Nokia Mobile on YouTube

But if you're in the United States? There's actually a chance that you may be out of luck on this front. According to The Independent, the phone will communicate using antiquated frequencies that have been shut off in some countries, most notably the United States and Canada. So, there hasn't been an official indication that the Nokia 3310 will be sold in the United States; it may simply market the phone as a great travel accessory and focus on the markets where the frequencies still exist, like Africa, Europe, the Middle East, and Asia. Nokia has not responded to Romper's inquiry about whether the phone will be available to American consumers and whether it is investigating any workarounds to make that possible.

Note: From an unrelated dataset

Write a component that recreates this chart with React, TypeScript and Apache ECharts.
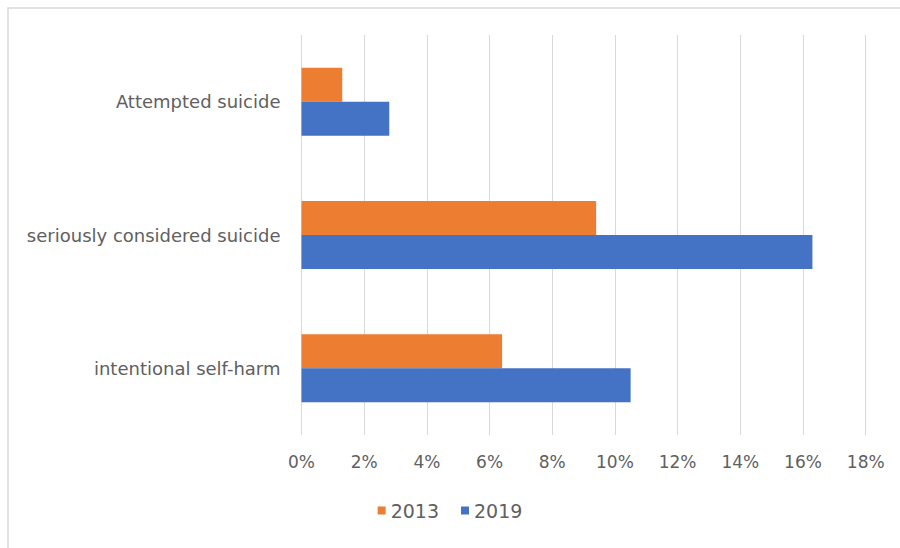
import React, { useEffect, useRef } from "react";
import * as echarts from "echarts";

const categories = ["intentional self-harm", "seriously considered suicide", "Attempted suicide"];
const values2013 = [6.4, 9.4, 1.3];
const values2019 = [10.5, 16.3, 2.8];
const seriesNames = ["2013", "2019"];
const colors = ["#ED7D31", "#4472C4"];
const xTicks = { min: 0, max: 18, interval: 2 };

export default function App() {
  const ref = useRef<HTMLDivElement>(null);
  useEffect(() => {
    if (!ref.current) return;
    const chart = echarts.init(ref.current, null, { renderer: "svg" });
    const font = "'DejaVu Sans', sans-serif";
    const textColor = "#606060";
    chart.setOption({
      animation: false,
      backgroundColor: "#ffffff",
      textStyle: { fontFamily: font },
      graphic: [
        {
          type: "rect",
          shape: { x: 8, y: 8, width: 900, height: 548 },
          style: { fill: "none", stroke: "#D9D9D9", lineWidth: 1.5 },
          silent: true,
          z: -1,
        },
      ],
      legend: {
        data: seriesNames,
        top: 496,
        left: "center",
        itemWidth: 8,
        itemHeight: 8,
        itemGap: 22,
        icon: "rect",
        textStyle: { color: textColor, fontSize: 19, fontFamily: font },
      },
      grid: { left: 301.5, right: 34.3, top: 35, bottom: 113, containLabel: false },
      xAxis: {
        type: "value",
        min: xTicks.min,
        max: xTicks.max,
        interval: xTicks.interval,
        axisLabel: {
          formatter: (v: number) => v + "%",
          color: textColor,
          fontSize: 17,
          fontFamily: font,
          margin: 18,
        },
        axisLine: { show: false },
        axisTick: { show: false },
        splitLine: { show: true, lineStyle: { color: "#D9D9D9", width: 1 } },
      },
      yAxis: {
        type: "category",
        data: categories,
        axisLine: { show: false },
        axisTick: { show: false },
        axisLabel: { color: textColor, fontSize: 18, fontFamily: font, margin: 21 },
        splitLine: { show: false },
      },
      series: [
        {
          name: seriesNames[0],
          type: "bar",
          data: values2013,
          itemStyle: { color: colors[0] },
          barGap: "0%",
          barCategoryGap: "49%",
        },
        {
          name: seriesNames[1],
          type: "bar",
          data: values2019,
          itemStyle: { color: colors[1] },
          barGap: "0%",
          barCategoryGap: "49%",
        },
      ],
    });
    return () => chart.dispose();
  }, []);
  return <div ref={ref} style={{ width: 900, height: 548, position: "absolute", left: 0, top: 0 }} />;
}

If it turns out that chatting and texting up a storm within U.S. borders won't be an option, perhaps disappointed early aughts diehards can console themselves with the reported pitfalls of the device. Gizmodo's Carlos Zahumenszky, for example, was unimpressed with its "awful quality camera," wrote that he simply would not recommend using its keyboard, dismissed its directional pad as "just as awful as you'd think it would be," and called the browser, which runs on outdated 2.5G mobile networks, "REALLY slow."

He conceded that it would be a good option for grandparents who don't want anything to do with social media and travelers looking for a lightweight device with long battery life, though.

Until you try it for yourself, it's tough to know whether a technological time warp would prove a boon or a bust.